PROBLEM TO SOLVE
Return the material exactly, first line through the line containing "1.92, 2.06, 2.14];", and nothing more. Pictures stay out.

--

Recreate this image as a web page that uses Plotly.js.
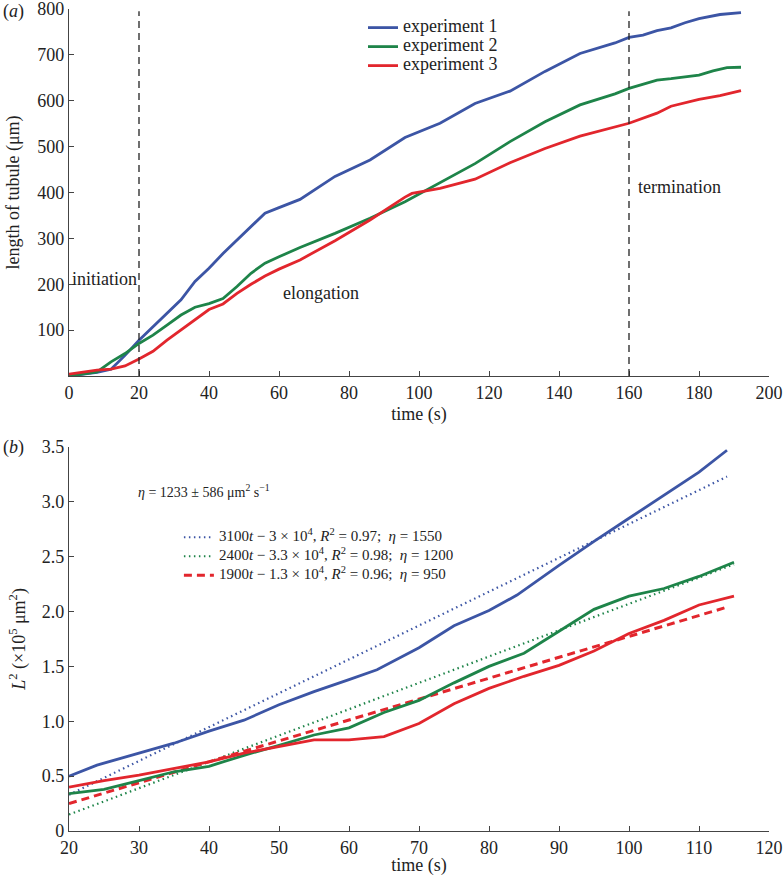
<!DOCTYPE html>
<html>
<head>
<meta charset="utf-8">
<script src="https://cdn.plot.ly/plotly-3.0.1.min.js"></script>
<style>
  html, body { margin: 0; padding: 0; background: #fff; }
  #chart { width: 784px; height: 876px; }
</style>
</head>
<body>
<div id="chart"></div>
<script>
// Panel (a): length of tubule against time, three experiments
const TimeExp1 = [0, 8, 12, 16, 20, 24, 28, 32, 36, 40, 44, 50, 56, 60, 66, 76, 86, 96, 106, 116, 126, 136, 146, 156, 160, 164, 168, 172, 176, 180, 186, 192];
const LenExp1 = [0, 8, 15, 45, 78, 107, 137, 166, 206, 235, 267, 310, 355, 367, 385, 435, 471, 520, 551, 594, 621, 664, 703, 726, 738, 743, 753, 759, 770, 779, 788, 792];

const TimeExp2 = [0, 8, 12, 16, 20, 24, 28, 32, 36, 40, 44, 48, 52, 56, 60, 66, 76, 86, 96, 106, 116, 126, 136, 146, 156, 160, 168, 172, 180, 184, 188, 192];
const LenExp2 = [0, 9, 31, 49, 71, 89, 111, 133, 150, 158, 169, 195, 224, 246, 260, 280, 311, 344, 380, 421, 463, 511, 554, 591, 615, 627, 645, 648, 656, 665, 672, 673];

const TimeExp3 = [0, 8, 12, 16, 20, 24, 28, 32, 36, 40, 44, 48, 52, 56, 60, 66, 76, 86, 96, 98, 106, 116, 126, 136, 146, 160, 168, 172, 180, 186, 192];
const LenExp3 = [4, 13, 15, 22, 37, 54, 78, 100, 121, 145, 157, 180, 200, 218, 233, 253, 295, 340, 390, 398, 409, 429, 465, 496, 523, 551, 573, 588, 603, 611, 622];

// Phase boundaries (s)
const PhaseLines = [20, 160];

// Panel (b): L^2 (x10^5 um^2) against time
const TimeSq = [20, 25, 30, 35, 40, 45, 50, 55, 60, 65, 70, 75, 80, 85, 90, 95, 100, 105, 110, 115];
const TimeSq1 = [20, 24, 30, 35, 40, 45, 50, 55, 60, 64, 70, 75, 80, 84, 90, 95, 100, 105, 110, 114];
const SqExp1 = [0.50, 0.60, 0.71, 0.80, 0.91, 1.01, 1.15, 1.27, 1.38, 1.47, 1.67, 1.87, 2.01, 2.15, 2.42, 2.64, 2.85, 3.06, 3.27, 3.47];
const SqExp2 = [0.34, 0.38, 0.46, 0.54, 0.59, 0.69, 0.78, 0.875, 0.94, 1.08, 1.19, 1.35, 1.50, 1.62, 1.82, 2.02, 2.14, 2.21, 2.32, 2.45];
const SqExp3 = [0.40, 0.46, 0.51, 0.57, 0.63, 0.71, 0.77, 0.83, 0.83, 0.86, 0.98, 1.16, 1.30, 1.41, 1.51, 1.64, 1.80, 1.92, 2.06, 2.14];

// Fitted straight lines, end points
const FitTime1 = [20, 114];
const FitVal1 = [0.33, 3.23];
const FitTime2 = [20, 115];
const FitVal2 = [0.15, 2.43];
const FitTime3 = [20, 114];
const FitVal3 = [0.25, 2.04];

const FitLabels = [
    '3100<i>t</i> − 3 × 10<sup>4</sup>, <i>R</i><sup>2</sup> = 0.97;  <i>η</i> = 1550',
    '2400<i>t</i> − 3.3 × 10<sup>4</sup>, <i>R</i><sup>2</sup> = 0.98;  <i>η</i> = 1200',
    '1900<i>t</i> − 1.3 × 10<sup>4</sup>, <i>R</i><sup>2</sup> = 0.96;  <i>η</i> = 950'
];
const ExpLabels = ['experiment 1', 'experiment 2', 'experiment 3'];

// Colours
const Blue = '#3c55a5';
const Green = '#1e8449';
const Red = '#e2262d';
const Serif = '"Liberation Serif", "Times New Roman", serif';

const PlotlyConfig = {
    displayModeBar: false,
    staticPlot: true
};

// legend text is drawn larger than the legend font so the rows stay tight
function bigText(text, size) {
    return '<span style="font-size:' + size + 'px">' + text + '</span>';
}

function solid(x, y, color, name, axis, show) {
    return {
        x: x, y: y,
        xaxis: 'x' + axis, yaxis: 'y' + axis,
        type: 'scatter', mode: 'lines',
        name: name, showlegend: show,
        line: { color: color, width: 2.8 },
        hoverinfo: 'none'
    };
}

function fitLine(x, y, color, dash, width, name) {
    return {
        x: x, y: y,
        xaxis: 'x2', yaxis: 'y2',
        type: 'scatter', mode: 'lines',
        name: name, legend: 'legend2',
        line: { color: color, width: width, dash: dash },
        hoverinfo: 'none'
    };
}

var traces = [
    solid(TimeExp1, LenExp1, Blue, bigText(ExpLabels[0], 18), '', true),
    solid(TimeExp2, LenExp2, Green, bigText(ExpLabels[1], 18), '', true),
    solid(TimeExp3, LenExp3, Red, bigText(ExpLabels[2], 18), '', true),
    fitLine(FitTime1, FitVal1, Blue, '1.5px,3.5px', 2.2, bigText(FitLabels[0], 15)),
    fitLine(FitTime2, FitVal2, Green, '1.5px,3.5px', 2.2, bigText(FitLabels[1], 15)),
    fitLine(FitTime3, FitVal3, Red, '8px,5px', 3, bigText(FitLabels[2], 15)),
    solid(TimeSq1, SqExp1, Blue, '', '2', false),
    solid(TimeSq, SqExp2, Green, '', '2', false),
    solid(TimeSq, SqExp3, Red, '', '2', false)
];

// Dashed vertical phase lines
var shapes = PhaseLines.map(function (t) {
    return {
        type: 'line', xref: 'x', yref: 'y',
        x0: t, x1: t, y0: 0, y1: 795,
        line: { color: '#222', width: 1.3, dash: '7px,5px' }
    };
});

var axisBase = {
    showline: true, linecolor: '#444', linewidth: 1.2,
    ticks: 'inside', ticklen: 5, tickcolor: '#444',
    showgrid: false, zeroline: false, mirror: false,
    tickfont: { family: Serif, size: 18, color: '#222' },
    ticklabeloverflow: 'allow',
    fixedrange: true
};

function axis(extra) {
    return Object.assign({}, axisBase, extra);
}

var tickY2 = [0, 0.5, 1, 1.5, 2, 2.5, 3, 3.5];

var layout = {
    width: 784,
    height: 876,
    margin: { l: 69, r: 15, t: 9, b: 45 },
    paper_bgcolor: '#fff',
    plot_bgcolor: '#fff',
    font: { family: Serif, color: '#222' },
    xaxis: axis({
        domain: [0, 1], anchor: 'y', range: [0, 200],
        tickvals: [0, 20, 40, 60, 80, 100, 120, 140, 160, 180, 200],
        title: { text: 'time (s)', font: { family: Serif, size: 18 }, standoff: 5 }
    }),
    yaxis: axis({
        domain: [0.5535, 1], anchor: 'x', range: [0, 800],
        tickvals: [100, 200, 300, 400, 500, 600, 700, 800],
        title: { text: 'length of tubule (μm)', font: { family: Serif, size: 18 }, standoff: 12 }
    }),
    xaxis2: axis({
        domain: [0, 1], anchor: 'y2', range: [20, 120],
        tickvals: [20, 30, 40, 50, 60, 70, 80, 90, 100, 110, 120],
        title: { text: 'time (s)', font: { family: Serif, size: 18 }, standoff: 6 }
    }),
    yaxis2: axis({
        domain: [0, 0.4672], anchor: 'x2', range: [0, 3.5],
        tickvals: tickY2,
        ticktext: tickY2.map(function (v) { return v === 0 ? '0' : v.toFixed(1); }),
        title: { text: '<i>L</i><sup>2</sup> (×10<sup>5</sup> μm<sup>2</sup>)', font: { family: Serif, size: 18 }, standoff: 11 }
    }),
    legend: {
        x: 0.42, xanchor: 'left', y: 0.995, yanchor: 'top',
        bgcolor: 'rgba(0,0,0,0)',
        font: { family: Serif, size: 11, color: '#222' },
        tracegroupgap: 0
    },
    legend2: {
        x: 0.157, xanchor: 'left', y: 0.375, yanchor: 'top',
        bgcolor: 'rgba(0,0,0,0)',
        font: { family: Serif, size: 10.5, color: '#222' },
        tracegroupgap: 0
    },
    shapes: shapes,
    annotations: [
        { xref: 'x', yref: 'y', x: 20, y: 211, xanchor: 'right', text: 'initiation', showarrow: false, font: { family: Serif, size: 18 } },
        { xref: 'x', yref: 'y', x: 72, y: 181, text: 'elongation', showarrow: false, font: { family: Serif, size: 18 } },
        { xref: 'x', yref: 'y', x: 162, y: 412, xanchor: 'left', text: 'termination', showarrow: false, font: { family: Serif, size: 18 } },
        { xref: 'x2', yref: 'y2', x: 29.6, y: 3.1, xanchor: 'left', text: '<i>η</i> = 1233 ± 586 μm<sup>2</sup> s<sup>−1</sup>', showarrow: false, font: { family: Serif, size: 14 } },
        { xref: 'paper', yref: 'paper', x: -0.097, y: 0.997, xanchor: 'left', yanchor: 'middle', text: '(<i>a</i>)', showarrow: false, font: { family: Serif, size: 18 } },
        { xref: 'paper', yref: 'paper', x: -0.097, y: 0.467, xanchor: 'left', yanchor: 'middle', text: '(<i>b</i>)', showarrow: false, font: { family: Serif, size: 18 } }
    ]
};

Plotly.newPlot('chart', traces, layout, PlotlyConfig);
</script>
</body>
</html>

--

FINISHED EXERCISE
Recreate this image as a web page that uses Plotly.js.
<!DOCTYPE html>
<html>
<head>
<meta charset="utf-8">
<script src="https://cdn.plot.ly/plotly-3.0.1.min.js"></script>
<style>
  html, body { margin: 0; padding: 0; background: #fff; }
  #chart { width: 784px; height: 876px; }
</style>
</head>
<body>
<div id="chart"></div>
<script>
// Panel (a): length of tubule against time, three experiments
const TimeExp1 = [0, 8, 12, 16, 20, 24, 28, 32, 36, 40, 44, 50, 56, 60, 66, 76, 86, 96, 106, 116, 126, 136, 146, 156, 160, 164, 168, 172, 176, 180, 186, 192];
const LenExp1 = [0, 8, 15, 45, 78, 107, 137, 166, 206, 235, 267, 310, 355, 367, 385, 435, 471, 520, 551, 594, 621, 664, 703, 726, 738, 743, 753, 759, 770, 779, 788, 792];

const TimeExp2 = [0, 8, 12, 16, 20, 24, 28, 32, 36, 40, 44, 48, 52, 56, 60, 66, 76, 86, 96, 106, 116, 126, 136, 146, 156, 160, 168, 172, 180, 184, 188, 192];
const LenExp2 = [0, 9, 31, 49, 71, 89, 111, 133, 150, 158, 169, 195, 224, 246, 260, 280, 311, 344, 380, 421, 463, 511, 554, 591, 615, 627, 645, 648, 656, 665, 672, 673];

const TimeExp3 = [0, 8, 12, 16, 20, 24, 28, 32, 36, 40, 44, 48, 52, 56, 60, 66, 76, 86, 96, 98, 106, 116, 126, 136, 146, 160, 168, 172, 180, 186, 192];
const LenExp3 = [4, 13, 15, 22, 37, 54, 78, 100, 121, 145, 157, 180, 200, 218, 233, 253, 295, 340, 390, 398, 409, 429, 465, 496, 523, 551, 573, 588, 603, 611, 622];

// Phase boundaries (s)
const PhaseLines = [20, 160];

// Panel (b): L^2 (x10^5 um^2) against time
const TimeSq = [20, 25, 30, 35, 40, 45, 50, 55, 60, 65, 70, 75, 80, 85, 90, 95, 100, 105, 110, 115];
const TimeSq1 = [20, 24, 30, 35, 40, 45, 50, 55, 60, 64, 70, 75, 80, 84, 90, 95, 100, 105, 110, 114];
const SqExp1 = [0.50, 0.60, 0.71, 0.80, 0.91, 1.01, 1.15, 1.27, 1.38, 1.47, 1.67, 1.87, 2.01, 2.15, 2.42, 2.64, 2.85, 3.06, 3.27, 3.47];
const SqExp2 = [0.34, 0.38, 0.46, 0.54, 0.59, 0.69, 0.78, 0.875, 0.94, 1.08, 1.19, 1.35, 1.50, 1.62, 1.82, 2.02, 2.14, 2.21, 2.32, 2.45];
const SqExp3 = [0.40, 0.46, 0.51, 0.57, 0.63, 0.71, 0.77, 0.83, 0.83, 0.86, 0.98, 1.16, 1.30, 1.41, 1.51, 1.64, 1.80, 1.92, 2.06, 2.14];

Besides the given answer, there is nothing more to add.